The cycles of Heaven in twenty centuries 
Bring us farther from God and nearer to the Dust.

Aye, where is the knowledge we have lost in information not to mention the wisdom? What humane learning used to impart was not miscellaneous information, a random accumulation of facts, but instead an integrated and ordered body of knowledge that would develop the philosophical habit of mind -- from which cast of mind one might find the way to wisdom of many sorts."

I couldn't agree more. Having been a classroom teacher for 20 years, I've repeatedly realized the time a teacher spends with a student is limited, and the breadth of information is practically unlimited. In many disciplines, the content is constantly expanding. Feeding students information and having them regurgitate it on tests is a very low-level form of learning (and an ugly metaphor). Mrs. Adams, our faculty, our administration, and our school board share a conviction that classical Christian education -- and its emphases on developing logical thought, practicing powerful personal expression, and prayerfully seeking virtuous and wise interior lives -- is the educational answer for an age adrift in a sea of disparate information. Coursework, careers, and Christian lives demand we develop, primarily, into life-long learners -- not merely receptacles of information.

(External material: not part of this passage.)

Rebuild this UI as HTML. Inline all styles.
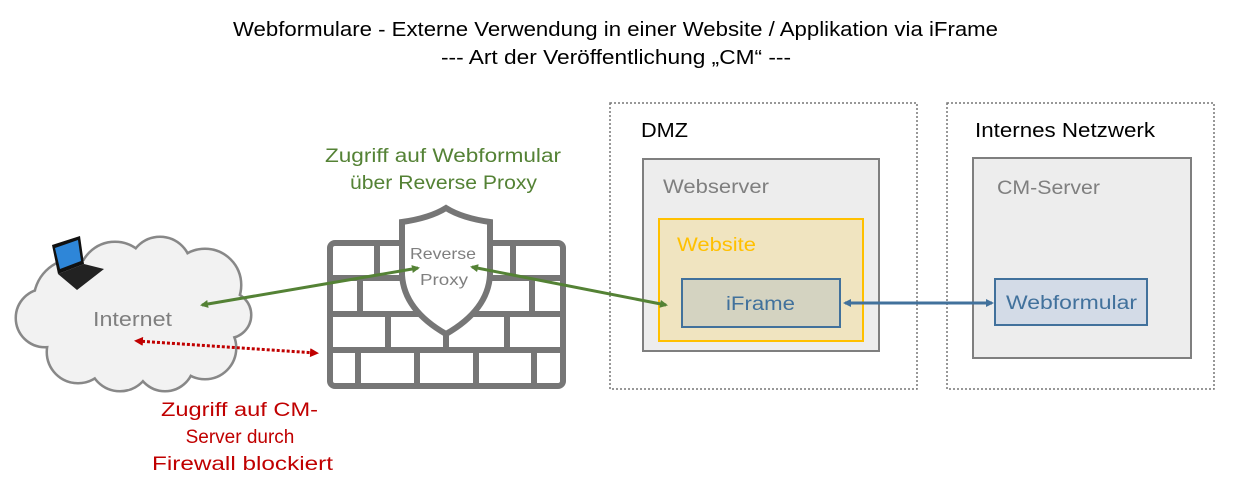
<!DOCTYPE html>
<html><head><meta charset="utf-8"><style>
body{margin:0;background:#fff;width:1239px;height:490px;overflow:hidden}
svg{display:block}
text{font-family:"Liberation Sans",sans-serif}
</style></head><body>
<svg width="1239" height="490" viewBox="0 0 1239 490" xmlns="http://www.w3.org/2000/svg">
<defs>
<marker id="ag" markerWidth="8" markerHeight="8" refX="6" refY="4" orient="auto-start-reverse" markerUnits="userSpaceOnUse"><path d="M0,0 L8,4 L0,8 z" fill="#548235"/></marker>
<marker id="ar" markerWidth="9" markerHeight="9" refX="6" refY="4.5" orient="auto-start-reverse" markerUnits="userSpaceOnUse"><path d="M0,0 L9,4.5 L0,9 z" fill="#c00000"/></marker>
<marker id="ab" markerWidth="8" markerHeight="8" refX="6" refY="4" orient="auto-start-reverse" markerUnits="userSpaceOnUse"><path d="M0,0 L8,4 L0,8 z" fill="#41719c"/></marker>
</defs>
<text x="233" y="36" font-size="20" textLength="765" lengthAdjust="spacingAndGlyphs" fill="#000">Webformulare - Externe Verwendung in einer Website / Applikation via iFrame</text>
<text x="441" y="64" font-size="20" textLength="350" lengthAdjust="spacingAndGlyphs" fill="#000">--- Art der Veröffentlichung „CM“ ---</text>

<!-- cloud -->
<g stroke="#888" stroke-width="5" fill="#888">
<circle cx="75" cy="300" r="40"/><circle cx="115" cy="278" r="35"/><circle cx="160" cy="268" r="30"/><circle cx="205" cy="285" r="35"/><circle cx="228" cy="315" r="22"/><circle cx="205" cy="348" r="30"/><circle cx="165" cy="362" r="28"/><circle cx="120" cy="360" r="30"/><circle cx="78" cy="352" r="30"/><circle cx="45" cy="318" r="28"/>
</g>
<g fill="#f2f2f2">
<circle cx="75" cy="300" r="40"/><circle cx="115" cy="278" r="35"/><circle cx="160" cy="268" r="30"/><circle cx="205" cy="285" r="35"/><circle cx="228" cy="315" r="22"/><circle cx="205" cy="348" r="30"/><circle cx="165" cy="362" r="28"/><circle cx="120" cy="360" r="30"/><circle cx="78" cy="352" r="30"/><circle cx="45" cy="318" r="28"/><circle cx="130" cy="318" r="50"/><circle cx="190" cy="318" r="28"/>
</g>
<text x="93" y="326" font-size="20" textLength="79" lengthAdjust="spacingAndGlyphs" fill="#7f7f7f">Internet</text>
<!-- laptop -->
<polygon points="52,245 80,236 84,264 58,274" fill="#111"/>
<polygon points="55,248 78,240 81,261 60,269" fill="#2e86d8"/>
<polygon points="58,274 84,264 104,269 77,290" fill="#222"/>

<!-- firewall -->
<g stroke="#767676" stroke-width="6" fill="none">
<rect x="330" y="243" width="233" height="143" rx="5" fill="#fff"/>
<line x1="330" y1="278" x2="563" y2="278"/><line x1="330" y1="314" x2="563" y2="314"/><line x1="330" y1="350" x2="563" y2="350"/>
<line x1="377" y1="243" x2="377" y2="278"/><line x1="513" y1="243" x2="513" y2="278"/>
<line x1="360" y1="278" x2="360" y2="314"/><line x1="532" y1="278" x2="532" y2="314"/>
<line x1="388" y1="314" x2="388" y2="350"/><line x1="446" y1="314" x2="446" y2="350"/><line x1="507" y1="314" x2="507" y2="350"/>
<line x1="358" y1="350" x2="358" y2="386"/><line x1="417" y1="350" x2="417" y2="386"/><line x1="476" y1="350" x2="476" y2="386"/><line x1="534" y1="350" x2="534" y2="386"/>
<path d="M402,222 Q430,218 446,208 Q462,218 490,222 L490,275 Q488,310 446,334 Q404,310 402,275 Z" fill="#fff"/>
</g>
<text x="410" y="259" font-size="16" textLength="66" lengthAdjust="spacingAndGlyphs" fill="#7f7f7f">Reverse</text>
<text x="420" y="285" font-size="16" textLength="48" lengthAdjust="spacingAndGlyphs" fill="#7f7f7f">Proxy</text>

<text x="325" y="162" font-size="19" textLength="236" lengthAdjust="spacingAndGlyphs" fill="#548235">Zugriff auf Webformular</text>
<text x="350" y="189" font-size="19" textLength="187" lengthAdjust="spacingAndGlyphs" fill="#548235">über Reverse Proxy</text>
<text x="161" y="416" font-size="19" textLength="157" lengthAdjust="spacingAndGlyphs" fill="#c00000">Zugriff auf CM-</text>
<text x="240" y="443" font-size="19" text-anchor="middle" fill="#c00000">Server durch</text>
<text x="152" y="470" font-size="19" textLength="181" lengthAdjust="spacingAndGlyphs" fill="#c00000">Firewall blockiert</text>

<!-- DMZ -->
<rect x="610" y="103" width="307" height="286" fill="none" stroke="#777" stroke-width="1.5" stroke-dasharray="2,2"/>
<text x="641" y="137" font-size="20" textLength="47" lengthAdjust="spacingAndGlyphs" fill="#000">DMZ</text>
<rect x="643" y="159" width="236" height="192" fill="#ededed" stroke="#7f7f7f" stroke-width="2"/>
<text x="663" y="193" font-size="19" textLength="106" lengthAdjust="spacingAndGlyphs" fill="#7f7f7f">Webserver</text>
<rect x="659" y="219" width="204" height="122" fill="#f0e4c0" stroke="#ffc000" stroke-width="2"/>
<text x="677" y="251" font-size="19" textLength="79" lengthAdjust="spacingAndGlyphs" fill="#ffc000">Website</text>
<rect x="682" y="279" width="158" height="48" fill="#d4d3c1" stroke="#41719c" stroke-width="2"/>
<text x="726" y="310" font-size="19" textLength="69" lengthAdjust="spacingAndGlyphs" fill="#41719c">iFrame</text>

<!-- Internes -->
<rect x="947" y="103" width="267" height="286" fill="none" stroke="#777" stroke-width="1.5" stroke-dasharray="2,2"/>
<text x="975" y="137" font-size="20" textLength="180" lengthAdjust="spacingAndGlyphs" fill="#000">Internes Netzwerk</text>
<rect x="973" y="158" width="218" height="200" fill="#ededed" stroke="#7f7f7f" stroke-width="2"/>
<text x="997" y="194" font-size="19" textLength="103" lengthAdjust="spacingAndGlyphs" fill="#7f7f7f">CM-Server</text>
<rect x="995" y="279" width="152" height="46" fill="#d3dbe7" stroke="#41719c" stroke-width="2"/>
<text x="1006" y="309" font-size="19" textLength="131" lengthAdjust="spacingAndGlyphs" fill="#41719c">Webformular</text>

<!-- connectors -->
<line x1="202" y1="305" x2="418" y2="268" stroke="#548235" stroke-width="3" marker-start="url(#ag)" marker-end="url(#ag)"/>
<line x1="472" y1="267" x2="666" y2="305" stroke="#548235" stroke-width="3" marker-start="url(#ag)" marker-end="url(#ag)"/>
<line x1="137" y1="341" x2="316" y2="353" stroke="#c00000" stroke-width="3" stroke-dasharray="3,2" marker-start="url(#ar)" marker-end="url(#ar)"/>
<line x1="845" y1="303" x2="992" y2="303" stroke="#41719c" stroke-width="3" marker-start="url(#ab)" marker-end="url(#ab)"/>
</svg>
</body></html>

Through thoughtfully designed lessons and courses of study, we are teaching students how to think and what to love. This is the humane learning Russell Kirk lauds. We value inquiry-based instruction. We value the Socratic seminar. We seek assessment that asks students for application of what they are learning. We esteem and apply a Biblical worldview. We impart and practice a robust aesthetic with norms for the true, beautiful, and good.

Much of this approach (but not all) is consistent with the best practices celebrated by current educational research. From Focus: Elevating the Essentials to Radically Improve Student Learning (published by ASCD), Mike Schmoker writes that the best educational voices are arguing we "go back to the future, to embrace -- at long last -- a powerful combination of the following strategies for all students:

Adequate amounts of essential subject-area content, concepts, and topics;

Intellectual/thinking skills (e.g., argument, problem solving, reconciling opposing views, drawing one's own conclusions); and

Authentic literacy -- purposeful reading, writing, and discussion of the primary modes of learning both content and thinking skills" (26).

It takes time, talent, and personal devotion to identify what matters most and to share it winsomely, inviting students to do the work of real learning. Our faculty knows what is enduring, is able to identify true understanding in each discipline, and models and shares the tools of learning. Providence's curriculum is centered around the Big Ideas and Essential Questions of life and learning. Big Ideas and Essential Questions animate every subject we teach. We plan for cross-curricular connections; and, ultimately, we seek to reveal to our students the wisdom of Christ found at the heart of every subject.

This is education that impacts the whole student for the whole of his or her life. (See our Graduate Profile: Download PCS Portrait of a Graduate.)

Please pray with us as we continue to mature towards and accomplish this vision. As Russell Kirk cautions:

"What we ought to resist is a schooling that turns out young people who know the price of everything and the value of nothing: people replete with information and unable to digest it. If we restore the dignity of humane learning, we may transcend the Informational Society; we may even achieve a Tolerable Society."

It is timely; it is timeless; and it's worth more than all earthly treasure (Proverbs 2:4). We don't want to miss it.